EXCERPTED RECORDS

+ + + + +

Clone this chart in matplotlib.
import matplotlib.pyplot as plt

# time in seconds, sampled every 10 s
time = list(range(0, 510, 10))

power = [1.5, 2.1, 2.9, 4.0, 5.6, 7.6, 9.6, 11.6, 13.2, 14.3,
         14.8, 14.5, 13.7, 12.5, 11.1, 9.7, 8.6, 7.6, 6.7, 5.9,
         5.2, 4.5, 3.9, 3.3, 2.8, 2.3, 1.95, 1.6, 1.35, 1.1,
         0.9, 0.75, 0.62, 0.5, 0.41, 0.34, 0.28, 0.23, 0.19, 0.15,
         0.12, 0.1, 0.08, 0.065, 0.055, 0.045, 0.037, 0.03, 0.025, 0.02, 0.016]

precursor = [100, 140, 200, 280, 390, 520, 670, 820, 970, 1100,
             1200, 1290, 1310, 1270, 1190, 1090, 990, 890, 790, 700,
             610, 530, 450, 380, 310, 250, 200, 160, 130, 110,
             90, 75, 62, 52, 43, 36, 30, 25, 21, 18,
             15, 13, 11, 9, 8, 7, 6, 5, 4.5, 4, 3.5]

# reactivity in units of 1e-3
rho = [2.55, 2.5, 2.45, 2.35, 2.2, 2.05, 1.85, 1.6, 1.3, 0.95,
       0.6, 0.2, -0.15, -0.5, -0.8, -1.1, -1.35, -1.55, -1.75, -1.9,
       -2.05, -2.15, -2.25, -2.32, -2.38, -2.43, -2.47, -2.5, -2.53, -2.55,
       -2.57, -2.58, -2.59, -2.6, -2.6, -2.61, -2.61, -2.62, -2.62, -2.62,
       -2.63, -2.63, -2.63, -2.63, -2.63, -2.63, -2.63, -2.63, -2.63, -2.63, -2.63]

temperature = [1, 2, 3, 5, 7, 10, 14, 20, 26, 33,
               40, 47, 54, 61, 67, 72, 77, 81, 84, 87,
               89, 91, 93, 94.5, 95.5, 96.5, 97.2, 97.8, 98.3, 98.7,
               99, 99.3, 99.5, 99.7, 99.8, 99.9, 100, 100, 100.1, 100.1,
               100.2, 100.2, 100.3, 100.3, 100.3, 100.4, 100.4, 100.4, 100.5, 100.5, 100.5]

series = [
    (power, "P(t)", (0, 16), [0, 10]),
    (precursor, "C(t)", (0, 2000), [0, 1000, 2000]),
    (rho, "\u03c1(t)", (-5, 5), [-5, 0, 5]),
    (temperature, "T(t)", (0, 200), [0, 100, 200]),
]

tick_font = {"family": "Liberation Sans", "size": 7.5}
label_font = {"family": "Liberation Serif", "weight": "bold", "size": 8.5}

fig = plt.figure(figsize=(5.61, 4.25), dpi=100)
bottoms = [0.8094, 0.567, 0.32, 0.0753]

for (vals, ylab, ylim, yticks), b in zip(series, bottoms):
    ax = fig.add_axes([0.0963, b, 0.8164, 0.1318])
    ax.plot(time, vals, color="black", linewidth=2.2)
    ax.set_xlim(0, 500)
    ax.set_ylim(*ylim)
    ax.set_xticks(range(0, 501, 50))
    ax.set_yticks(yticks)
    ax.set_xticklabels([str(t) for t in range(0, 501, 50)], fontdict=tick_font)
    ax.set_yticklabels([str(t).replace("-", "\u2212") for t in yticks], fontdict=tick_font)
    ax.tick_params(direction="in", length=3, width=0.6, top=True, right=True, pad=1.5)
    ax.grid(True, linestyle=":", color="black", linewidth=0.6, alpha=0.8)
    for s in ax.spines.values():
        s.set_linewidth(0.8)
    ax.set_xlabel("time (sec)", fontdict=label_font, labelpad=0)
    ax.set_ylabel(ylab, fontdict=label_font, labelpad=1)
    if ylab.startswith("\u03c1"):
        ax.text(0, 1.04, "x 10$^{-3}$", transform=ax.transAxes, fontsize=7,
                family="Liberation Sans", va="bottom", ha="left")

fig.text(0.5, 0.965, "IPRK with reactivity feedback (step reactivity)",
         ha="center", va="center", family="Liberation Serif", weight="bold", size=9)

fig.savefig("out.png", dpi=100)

+ + + + +

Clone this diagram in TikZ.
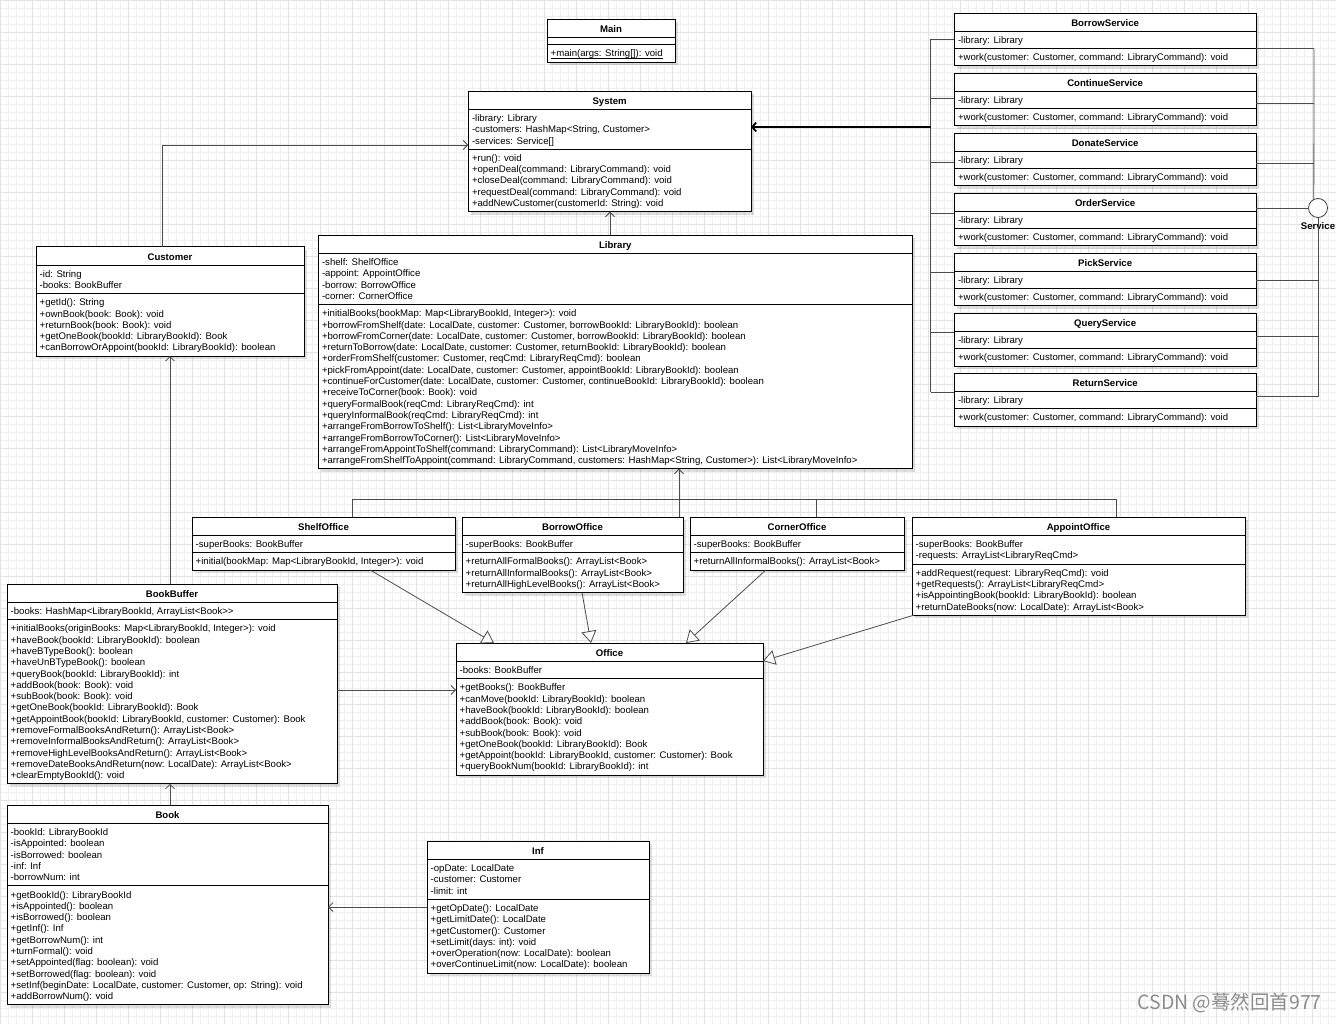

+ + + + +

DIRECTIONS FOR THIS TASK
Starting at the line that contains "Clone this chart in matplotlib.", repeat each line exactly, and stop after the line that contains "0.025, 0.02, 0.016]".

RESULT OF THE EXERCISE
Clone this chart in matplotlib.
import matplotlib.pyplot as plt

# time in seconds, sampled every 10 s
time = list(range(0, 510, 10))

power = [1.5, 2.1, 2.9, 4.0, 5.6, 7.6, 9.6, 11.6, 13.2, 14.3,
         14.8, 14.5, 13.7, 12.5, 11.1, 9.7, 8.6, 7.6, 6.7, 5.9,
         5.2, 4.5, 3.9, 3.3, 2.8, 2.3, 1.95, 1.6, 1.35, 1.1,
         0.9, 0.75, 0.62, 0.5, 0.41, 0.34, 0.28, 0.23, 0.19, 0.15,
         0.12, 0.1, 0.08, 0.065, 0.055, 0.045, 0.037, 0.03, 0.025, 0.02, 0.016]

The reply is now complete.